Kita paham selama ini UIN Jogja dikenal dengan kampus rakyat (kampus orang-orang kelas menenga), kampus perlawanan (dikenal mahasiswanya kritis-kritis), kampus yang penuh perstasi karena diberi ruang kebebasan berkreasi–demokratisasi kampus benar-benar ditegakan. Dengan adanya sekian kebijakan yang substansibnya terdapat proses sekatsisasi yang dilakukan oleh pihak rektorat dan kalau dikalkulasi secara keseluruan dari regulasi tersebut, maka terdapat upaya-upaya pembuat kebijkan merampas hak mahasiswa untuk bebas berkreasi.

Mari kita analisis satu persatu-satu. Adanya kebijkan 75 % dan QE membatasi kipra mahasiswa dalam melakoni petualangan intelektual diranah kultural (organisasi, seminar, pelatihan dsb). Padahal semuanya telah mengamini bahwa ilmu yang didapatkan dibangku kuliah hanya 30 %. Tidak diakuinya surat izin apapun, kecuali surat keterang sakit dari dokter, menguatkan logika yang digunakan birokrasi bahwa ilmu hanya didapatkan dibangku kuliah. Lebih ironis lagi kebijakan tersebut membauat mahasiswa apatis terhadap organisai, mareka (mehasiswa) menganggap organisasi hanya penghalang akademik.

Pergeseran mind-set tersebut sudah jelas nampak dua tahun terkhir ini. Sebagaina saya alami selama berproses dilembaga pemerintahn kampus. Kondisi yang memprihatinkan adalah pada mahasiswa angkatan setahun terakhir ini. Minstream mahasiswa sekarang lebih cendrung bagaimana kuliah cepat selesai dan IPK coumlode, tidak berpikir skill apa yang harus saya miliki. Maka, hal yang lumrah predikat pengagguran terbanyak desematkan lulusan S1 (data litbang Kompas 2007).

Diluar kebijakan sebagai alat sekat antara yang menzolomi (birokrasi) dan pihak yang dizolimi (mahasiswa), ada realitas lain yang mengindikasikan adanya proses sekatisasi baik cecara sadar maupun tidak sadar (budaya). Persepsi dikalangan birokrasi maupun Dosen bahwa adanya perbedaan antara mahasiswa dan dosen secara hirarki adalah ketidakpahaman mereka hakikat makna pendidikan. Dosen menganggap mahasiswa adalah objek dalam proses akademik, bukan sebagai mitra. Sejarah telah mencatat bahwa hakikat pendidikan yang sesunggunya adalah sebuah proses “memanusiakan manusia”. Artinnya ilmulah yang menjadi objek dalam prosesi akedemik, dosen dan mahasiswa sebagai mitra yang selanjutnya secara bersama berdialektika sampai pada titik substansi pendidikan bisa memerdekan manusia dari kebodohan, ketikdaktahuan, dan ketertindasan dari hak-haknya dll.
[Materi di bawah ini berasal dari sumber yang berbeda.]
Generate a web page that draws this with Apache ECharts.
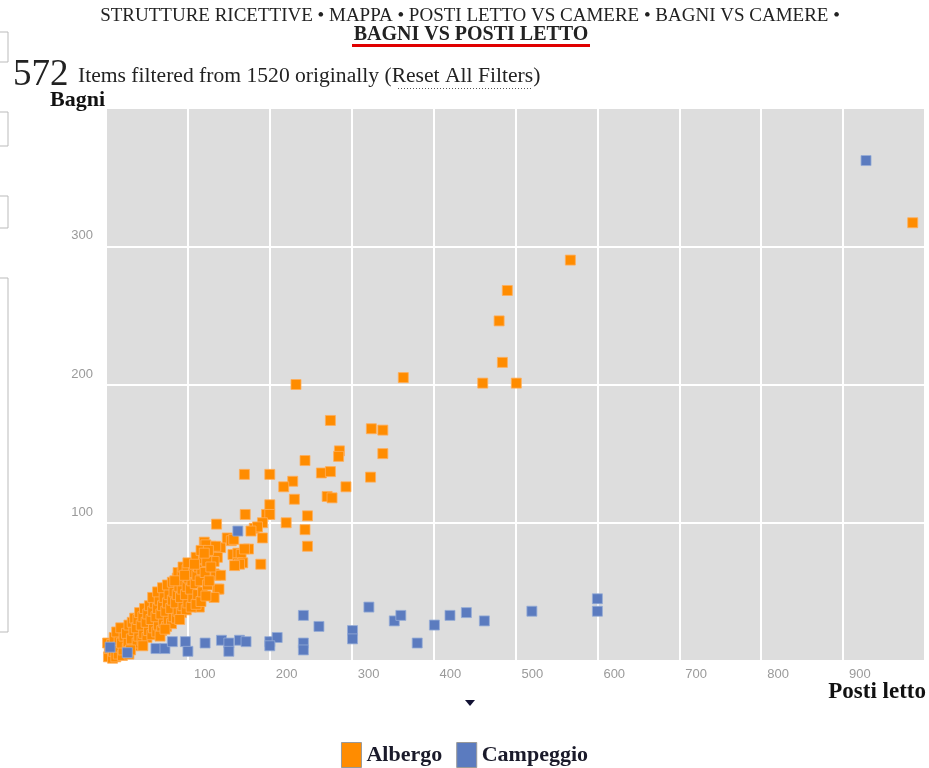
<!DOCTYPE html>
<html>
<head>
<meta charset="utf-8">
<script src="https://cdn.jsdelivr.net/npm/echarts@6/dist/echarts.min.js"></script>
<style>
html,body{margin:0;padding:0;background:#fff;}
#chart{width:929px;height:768px;}
</style>
</head>
<body>
<div id="chart"></div>
<script>
// ---- data (Posti letto, Bagni) ----
const seriesNames = ['Albergo', 'Campeggio'];
const xTicks = [100, 200, 300, 400, 500, 600, 700, 800, 900];
const yTicks = [100, 200, 300];

const albergo = [
  [985,317],[567,290],[490,268],[480,246],[484,216],[363,205],[460,201],[501,201],[232,200],
  [274,174],[324,168],[338,167],[338,150],[285,152],[284,148],[243,145],[169,135],[200,135],
  [263,136],[274,137],[323,133],[228,130],[217,126],[293,126],[230,117],[270,119],[276,118],
  [200,113],[170,106],[196,106],[200,106],[135,99],[220,100],[246,105],[191,100],[181,96],
  [185,97],[177,94],[191,89],[243,95],[246,83],[174,81],[120,86],[128,83],[140,82],[148,89],
  [153,87],[156,88],[155,77],[161,78],[165,77],[128,76],[136,75],[132,72],[189,70],[161,71],
  [167,71],[104,70],[169,81],[132,63],[134,62],[140,62],[136,52],[138,52],[132,46],[112,40],
  [114,39],[93,38],[163,70],[157,69],[122,84],[134,83],
  [3,3],[4,9],[2,13],[8,2],[9,7],[7,12],[10,17],[12,3],[15,5],[14,10],[16,15],[13,21],
  [20,4],[21,8],[19,13],[22,18],[18,24],[26,9],[27,14],[25,20],[28,26],[28,5],
  [33,11],[31,16],[34,22],[32,28],[35,31],[38,13],[40,18],[37,24],[39,30],[41,35],
  [44,15],[46,20],[43,26],[45,32],[47,38],[50,17],[52,22],[49,28],[51,34],[53,40],
  [56,19],[58,24],[55,30],[57,36],[59,42],[57,46],[62,21],[64,26],[61,32],[63,38],[65,44],[63,50],
  [68,22],[70,28],[67,34],[69,40],[71,46],[69,53],[74,25],[76,30],[73,36],[75,42],[77,48],[75,55],
  [80,27],[82,32],[79,38],[81,44],[83,50],[81,57],[86,31],[88,36],[85,42],[87,48],[89,54],[87,60],[88,64],
  [92,35],[94,40],[91,46],[93,52],[95,58],[93,64],[94,68],[98,37],[100,42],[97,48],[99,54],[101,60],[99,66],[100,71],
  [104,39],[106,46],[103,52],[105,58],[107,64],[110,41],[112,48],[109,56],[111,62],[113,68],[110,75],
  [116,43],[118,50],[115,58],[117,66],[119,74],[116,80],[122,47],[124,55],[121,64],[123,72],[125,80],
  [66,18],[72,23],[90,30],[45,11],[30,8],[84,58],[96,62],[108,70],[120,78],[128,68],[126,58]
];

const campeggio = [
  [5,10],[26,6],[61,9],[72,9],[81,14],[97,14],[100,7],[121,13],[141,15],[150,13],[150,7],
  [163,15],[171,14],[200,14],[209,17],[200,11],[241,33],[241,13],[241,8],[260,25],[301,22],
  [301,16],[321,39],[352,29],[360,33],[380,13],[401,26],[420,33],[440,35],[462,29],[520,36],
  [600,45],[600,36],[928,362],[161,94]
];

const colors = ['#ff8c00', '#5b7bbf'];
const serif = '"Liberation Serif", "DejaVu Serif", serif';
const sans = '"Liberation Sans", Arial, sans-serif';

const chart = echarts.init(document.getElementById('chart'), null, {renderer: 'canvas'});

const option = {
  animation: false,
  backgroundColor: '#ffffff',
  grid: {left: 106, top: 108, right: 4, bottom: 107, show: true, backgroundColor: '#dddddd', borderWidth: 0},
  xAxis: {
    type: 'value', min: 0, max: 1000, interval: 100,
    axisLine: {show: false}, axisTick: {show: false},
    splitLine: {show: true, lineStyle: {color: '#ffffff', width: 2}},
    axisLabel: {
      color: '#9a9a9a', fontFamily: sans, fontSize: 13, margin: 7, align: 'left', padding: [0,0,0,6],
      formatter: v => xTicks.includes(v) ? String(v) : ''
    }
  },
  yAxis: {
    type: 'value', min: 0, max: 400, interval: 100,
    axisLine: {show: false}, axisTick: {show: false},
    splitLine: {show: true, lineStyle: {color: '#ffffff', width: 2}},
    axisLabel: {
      color: '#9a9a9a', fontFamily: sans, fontSize: 13, margin: 13, verticalAlign: 'bottom', padding: [0,0,4,0],
      formatter: v => yTicks.includes(v) ? String(v) : ''
    }
  },
  legend: {
    bottom: -5, left: 'center', itemGap: 14, itemWidth: 20, itemHeight: 25, icon: 'rect',
    itemStyle: {borderColor: '#999999', borderWidth: 1},
    textStyle: {fontFamily: serif, fontWeight: 'bold', fontSize: 22, color: '#1a1a2a', padding: [0,0,0,0]},
    data: seriesNames
  },
  series: [
    {name: seriesNames[0], type: 'scatter', data: albergo, symbol: 'rect', symbolSize: 10,
     itemStyle: {color: colors[0], borderColor: 'rgba(255,175,90,1)', borderWidth: 0.8, opacity: 1}},
    {name: seriesNames[1], type: 'scatter', data: campeggio, symbol: 'rect', symbolSize: 10,
     itemStyle: {color: colors[1], borderColor: 'rgba(150,172,215,1)', borderWidth: 0.8, opacity: 1}}
  ],
  graphic: [
    {type: 'text', x: 470, y: 7, style: {text: 'STRUTTURE RICETTIVE • MAPPA • POSTI LETTO VS CAMERE • BAGNI VS CAMERE •', font: '19px ' + serif, fill: '#222', align: 'center'}},
    {type: 'text', x: 471, y: 25, style: {text: 'BAGNI VS POSTI LETTO', font: 'bold 20px ' + serif, fill: '#222', align: 'center'}},
    {type: 'rect', shape: {x: 352, y: 44, width: 238, height: 3}, style: {fill: '#e00000'}},
    {type: 'text', x: 13, y: 57, style: {text: '572', font: '37px ' + serif, fill: '#222'}},
    {type: 'text', x: 78, y: 65, style: {text: 'Items filtered from 1520 originally (Reset All Filters)', font: '21.6px ' + serif, fill: '#222'}},
    {type: 'line', shape: {x1: 398, y1: 88.5, x2: 533, y2: 88.5}, style: {stroke: '#555', lineWidth: 1, lineDash: [1, 2]}},
    {type: 'text', x: 105, y: 89, style: {text: 'Bagni', font: 'bold 22px ' + serif, fill: '#111', align: 'right'}},
    {type: 'text', x: 926, y: 681, style: {text: 'Posti letto', font: 'bold 23px ' + serif, fill: '#111', align: 'right'}},
    {type: 'polygon', shape: {points: [[465, 700], [475, 700], [470, 706]]}, style: {fill: '#111133'}},
    {type: 'rect', shape: {x: -2, y: 32, width: 10, height: 30}, style: {fill: 'none', stroke: '#bbbbbb', lineWidth: 1}},
    {type: 'rect', shape: {x: -2, y: 112, width: 10, height: 34}, style: {fill: 'none', stroke: '#bbbbbb', lineWidth: 1}},
    {type: 'rect', shape: {x: -2, y: 196, width: 10, height: 32}, style: {fill: 'none', stroke: '#bbbbbb', lineWidth: 1}},
    {type: 'rect', shape: {x: -2, y: 278, width: 10, height: 354}, style: {fill: 'none', stroke: '#bbbbbb', lineWidth: 1}}
  ]
};
chart.setOption(option);
</script>
</body>
</html>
Seharusnya Bangsai ini harus bnyak belajar dari sejarah. Coba kita membuka kembali lembaran sejarah atas perjuangan Poulo Freire yang meletakan kerangka dasar pendidikan sebagai proses humanisasi pada rakyat Brazil. Berkat perjuangannya rakyat Brazil dapat bangkit dari kemiskinan, kebodohan dan ketertindasan atas hak-hak mereka. Pertanyaannya bagaimana di Indonesia? Ali-ali apa yang dikemukan oleh Franz Fanon dalam bukunya The Wretched The Earth (1961) yang diamini oleh Alm. Dr. Masour Fakih menyatakan bahwa kaum elit dan kelas menengah dari Bangsa-bangsa yang memasuki era neo-kolonialisme pascapenjajahan mengalami dan menderita kemalasan dan ketamakan intelektual, nampaknya realitas tersebut kian jelas terjadi dalam konteks pendidikan di Indonesia.
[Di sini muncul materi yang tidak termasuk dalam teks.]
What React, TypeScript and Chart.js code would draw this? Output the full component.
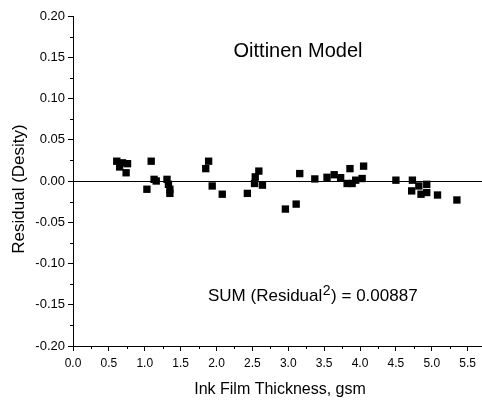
import React, { useEffect, useRef } from "react";
import { Chart, registerables } from "chart.js";

Chart.register(...registerables);

const X_VALUES = [
  0.61, 0.69, 0.76, 0.65, 0.74,
  1.09, 1.03, 1.13, 1.16, 1.31, 1.33, 1.35, 1.35,
  1.85, 1.89, 1.94, 2.08,
  2.43, 2.53, 2.54, 2.59, 2.64,
  2.96, 3.11, 3.16,
  3.37, 3.54, 3.64, 3.73, 3.82, 3.86, 3.89, 3.94, 4.03, 4.05,
  4.5, 4.73, 4.82, 4.72, 4.85, 4.93, 4.93, 5.08, 5.35,
];
const RESIDUALS = [
  0.024, 0.022, 0.021, 0.017, 0.01,
  0.024, -0.01, 0.002, 0.0, 0.002, -0.004, -0.01, -0.015,
  0.015, 0.024, -0.006, -0.016,
  -0.015, -0.003, 0.005, 0.012, -0.005,
  -0.034, -0.028, 0.009,
  0.0025, 0.0045, 0.0076, 0.004, -0.003, 0.015, -0.003, 0.001, 0.003, 0.018,
  0.001, 0.001, -0.006, -0.012, -0.016, -0.004, -0.014, -0.017, -0.023,
];
const X_TICKS = [0, 0.5, 1, 1.5, 2, 2.5, 3, 3.5, 4, 4.5, 5, 5.5];
const Y_TICKS = [-0.2, -0.15, -0.1, -0.05, 0, 0.05, 0.1, 0.15, 0.2];
const TITLE = "Oittinen Model";
const X_TITLE = "Ink Film Thickness, gsm";
const Y_TITLE = "Residual (Desity)";
const SUM_PREFIX = "SUM (Residual";
const SUM_SUP = "2";
const SUM_SUFFIX = ") = 0.00887";

const FONT = "'Liberation Sans', Arial, sans-serif";

const overlay = {
  id: "overlay",
  afterDraw(chart: any) {
    const { ctx, chartArea, scales } = chart;
    const x = scales.x;
    const y = scales.y;
    ctx.save();
    ctx.strokeStyle = "#000";
    ctx.lineWidth = 1;
    // minor ticks
    ctx.beginPath();
    for (let i = 0; i < X_TICKS.length; i++) {
      const v = X_TICKS[i] + 0.25;
      if (v > x.max) continue;
      const px = Math.round(x.getPixelForValue(v)) + 0.5;
      ctx.moveTo(px, chartArea.bottom);
      ctx.lineTo(px, chartArea.bottom + 3);
    }
    for (let i = 0; i < Y_TICKS.length - 1; i++) {
      const v = Y_TICKS[i] + 0.025;
      const py = Math.round(y.getPixelForValue(v)) + 0.5;
      ctx.moveTo(chartArea.left, py);
      ctx.lineTo(chartArea.left - 3, py);
    }
    ctx.stroke();

    ctx.fillStyle = "#000";
    ctx.textBaseline = "alphabetic";
    // chart title
    ctx.font = `20px ${FONT}`;
    ctx.textAlign = "center";
    ctx.fillText(TITLE, 298, 57);
    // x title
    ctx.font = `16px ${FONT}`;
    ctx.fillText(X_TITLE, 280, 394);
    // y title
    ctx.save();
    ctx.translate(24, 189);
    ctx.rotate(-Math.PI / 2);
    ctx.font = `17px ${FONT}`;
    ctx.fillText(Y_TITLE, 0, 0);
    ctx.restore();
    // sum text
    ctx.textAlign = "left";
    ctx.font = `17px ${FONT}`;
    let sx = 208;
    const sy = 301;
    ctx.fillText(SUM_PREFIX, sx, sy);
    sx += ctx.measureText(SUM_PREFIX).width;
    ctx.font = `14px ${FONT}`;
    ctx.fillText(SUM_SUP, sx + 0.5, sy - 6);
    sx += ctx.measureText(SUM_SUP).width + 1;
    ctx.font = `17px ${FONT}`;
    ctx.fillText(SUM_SUFFIX, sx, sy);
    ctx.restore();
  },
};

export default function App() {
  const canvasRef = useRef<HTMLCanvasElement | null>(null);

  useEffect(() => {
    document.body.style.margin = "0";
    const canvas = canvasRef.current;
    if (!canvas) return;
    const chart = new Chart(canvas, {
      type: "scatter",
      data: {
        datasets: [
          {
            data: X_VALUES.map((xv, i) => ({ x: xv, y: RESIDUALS[i] })),
            pointStyle: "rect",
            pointRadius: 5.2,
            pointHoverRadius: 5.2,
            backgroundColor: "#000",
            borderWidth: 0,
          },
        ],
      },
      options: {
        animation: false,
        responsive: false,
        maintainAspectRatio: false,
        layout: { autoPadding: false, padding: { top: 16, right: 0, left: 0, bottom: 0 } },
        plugins: {
          legend: { display: false },
          tooltip: { enabled: false },
          title: { display: false },
        },
        scales: {
          x: {
            type: "linear",
            min: 0,
            max: 5.7,
            afterBuildTicks: (scale: any) => {
              scale.ticks = X_TICKS.map((v) => ({ value: v }));
            },
            afterFit: (scale: any) => {
              scale.height = 62;
              scale.paddingRight = 0;
              scale.paddingLeft = 0;
            },
            ticks: {
              includeBounds: false,
              color: "#000",
              font: { family: FONT, size: 12 },
              padding: 5,
              maxRotation: 0,
              autoSkip: false,
              callback: (v: any) => Number(v).toFixed(1),
            },
            grid: {
              drawOnChartArea: false,
              drawTicks: true,
              tickLength: 5,
              tickColor: "#000",
              color: "#000",
            },
            border: { display: true, color: "#000", width: 1 },
          },
          y: {
            type: "linear",
            min: -0.2,
            max: 0.2,
            afterBuildTicks: (scale: any) => {
              scale.ticks = Y_TICKS.map((v) => ({ value: v }));
            },
            afterFit: (scale: any) => {
              scale.width = 73;
              scale.paddingTop = 0;
              scale.paddingBottom = 0;
            },
            ticks: {
              color: "#000",
              font: { family: FONT, size: 13 },
              padding: 3,
              autoSkip: false,
              callback: (v: any) => Number(v).toFixed(2),
            },
            grid: {
              drawOnChartArea: true,
              drawTicks: true,
              tickLength: 5,
              tickColor: "#000",
              color: (c: any) => (c.tick && Math.abs(c.tick.value) < 1e-9 ? "#000" : "rgba(0,0,0,0)"),
            },
            border: { display: true, color: "#000", width: 1 },
          },
        },
      },
      plugins: [overlay],
    });
    return () => chart.destroy();
  }, []);

  return (
    <div style={{ width: 482, height: 408 }}>
      <canvas ref={canvasRef} width={482} height={408} style={{ display: "block" }} />
    </div>
  );
}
Begitulah Paradigma pendidikan yang terjadi Indonesia. Segalah instrument yang terkait dengan kebesaran dan kedaulatan Bangsa selalu saja ada intervensi asing dan sebagian besar warisan kolonial. Begitupun dengan pendidikan. Selama ini proses penyelenggaraan pendidikan Indonesia hanya sebagai alat. Ya, saya kira itulah gambaran kampus kita sekarang

Siapapun kita, yang masih tetap meyakini bahwa pendidikan merupakan instrumen humanisasi (bukan sebagai alat), maka dipandang perlu memproteksi sekat-sakat yang diciptkan oleh birokrasi melalui regulasi. Perjuangan kita masih panjang untuk melawan atas perampasan hak-hak mahasiswa yang berkedok pembenahan kualitas kampus.